New and emerging technologies have the potential to support a paradigm shift in the humanitarian system from reaction to anticipation by enabling earlier, faster, and potentially more effective humanitarian action, a new report published by OCHA has found.
The report – From Digital Promise to Frontline Practice: New And Emerging Technologies in Humanitarian Action – underscores that artificial intelligence can facilitate analysis and interpret vast and complex humanitarian data sets to improve projections and decision-making. Mobile applications, chatbots, and social media can create immediate feedback loops with people affected by humanitarian crises. And, as showcased by the COVID-19 pandemic, businesses, education, and health services can be shifted to virtual environments overnight.
But the report also highlights that such advantages come with complex challenges and risks. For example, inadequate data protection and privacy can cause harm, intensify insecurities and hinder the principled delivery of humanitarian assistance. Unequal connectivity, access to technology or digital literacy can exacerbate core vulnerabilities and intensify gender biases, while incomplete data sets about affected people can lead to digital discrimination.

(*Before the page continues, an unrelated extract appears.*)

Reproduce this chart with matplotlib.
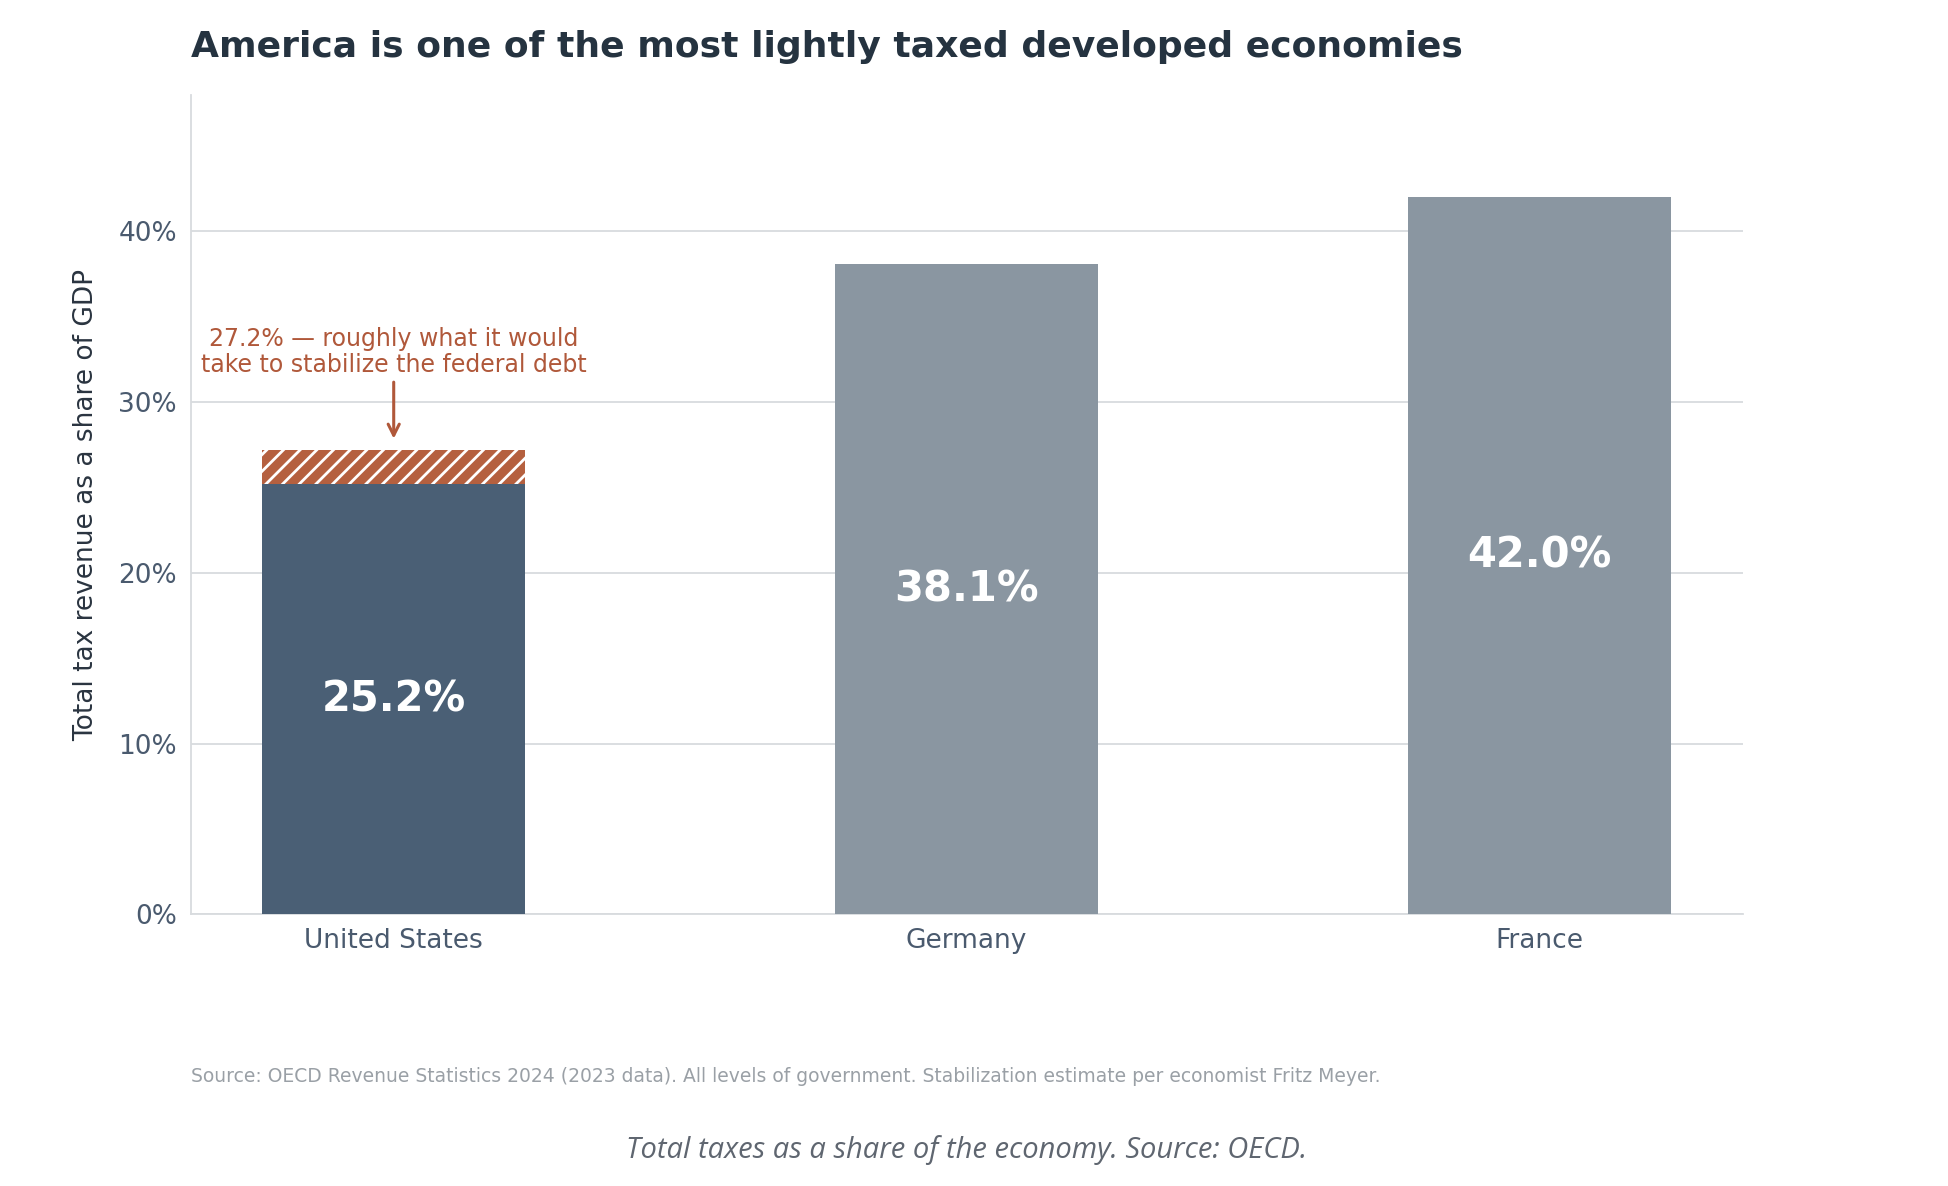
import matplotlib
matplotlib.use("Agg")
import matplotlib.pyplot as plt
import matplotlib as mpl

countries = ["United States", "Germany", "France"]
values = [25.2, 38.1, 42.0]
us_target = 27.2
yticks = [0, 10, 20, 30, 40]

mpl.rcParams['hatch.color'] = 'white'
mpl.rcParams['hatch.linewidth'] = 2.0
fig = plt.figure(figsize=(19.48, 11.86), dpi=100)
ax = fig.add_axes([0.098, 0.229, 0.797, 0.691])
colors = ["#4a5f75", "#8a96a1", "#8a96a1"]
x = list(range(len(countries)))
ax.bar(x, values, width=0.46, color=colors, zorder=3)
ax.bar([0], [us_target - values[0]], bottom=[values[0]], width=0.46,
       color="#b5603f", hatch="//", edgecolor="white", linewidth=0, zorder=3)
for xi, v in zip(x, values):
    ax.text(xi, v / 2, f"{v:.1f}%", ha="center", va="center", color="white",
            fontsize=30, fontweight="bold", zorder=4)
ax.annotate("27.2% — roughly what it would\ntake to stabilize the federal debt",
            xy=(0, us_target + 0.5), xytext=(0, 31.5), ha="center", va="bottom",
            fontsize=17, color="#b0583a", linespacing=1.1,
            arrowprops=dict(arrowstyle="->", color="#b0583a", lw=2.2, mutation_scale=20))
ax.set_xlim(-0.354, 2.356)
ax.set_ylim(0, 48)
ax.set_yticks(yticks)
ax.set_yticklabels([f"{t}%" for t in yticks])
ax.set_xticks(x)
ax.set_xticklabels(countries)
ax.tick_params(axis="both", labelsize=19, colors="#4a5a6e", length=0, pad=10)
ax.grid(axis="y", color="#d8dbde", lw=1.3, zorder=0)
for s in ["top", "right"]:
    ax.spines[s].set_visible(False)
for s in ["left", "bottom"]:
    ax.spines[s].set_color("#d8dbde")
    ax.spines[s].set_linewidth(1.3)
ax.set_ylabel("Total tax revenue as a share of GDP", fontsize=19, color="#2a3440", labelpad=14)
fig.text(0.098, 0.975, "America is one of the most lightly taxed developed economies",
         fontsize=26, fontweight="bold", color="#253340", va="top", ha="left")
fig.text(0.098, 0.092, "Source: OECD Revenue Statistics 2024 (2023 data). All levels of government. Stabilization estimate per economist Fritz Meyer.",
         fontsize=13.5, color="#9aa0a6", va="center", ha="left")
fig.text(0.496, 0.03, "Total taxes as a share of the economy. Source: OECD.",
         fontsize=21, color="#5f6670", style="italic", family="Open Sans", va="center", ha="center")
fig.savefig("out.png", dpi=100)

Among the report’s conclusions is that technology is not an end in itself, and its adoption alone cannot shift a paradigm. Rather, investment in technology must be made together with efforts to ensure that it is responsible, sustainable, and inclusive and that it protects, above all, human life and dignity. Undertaken jointly with affected communities and partners across sectors, such converging efforts could powerfully enable transformation in the years to come.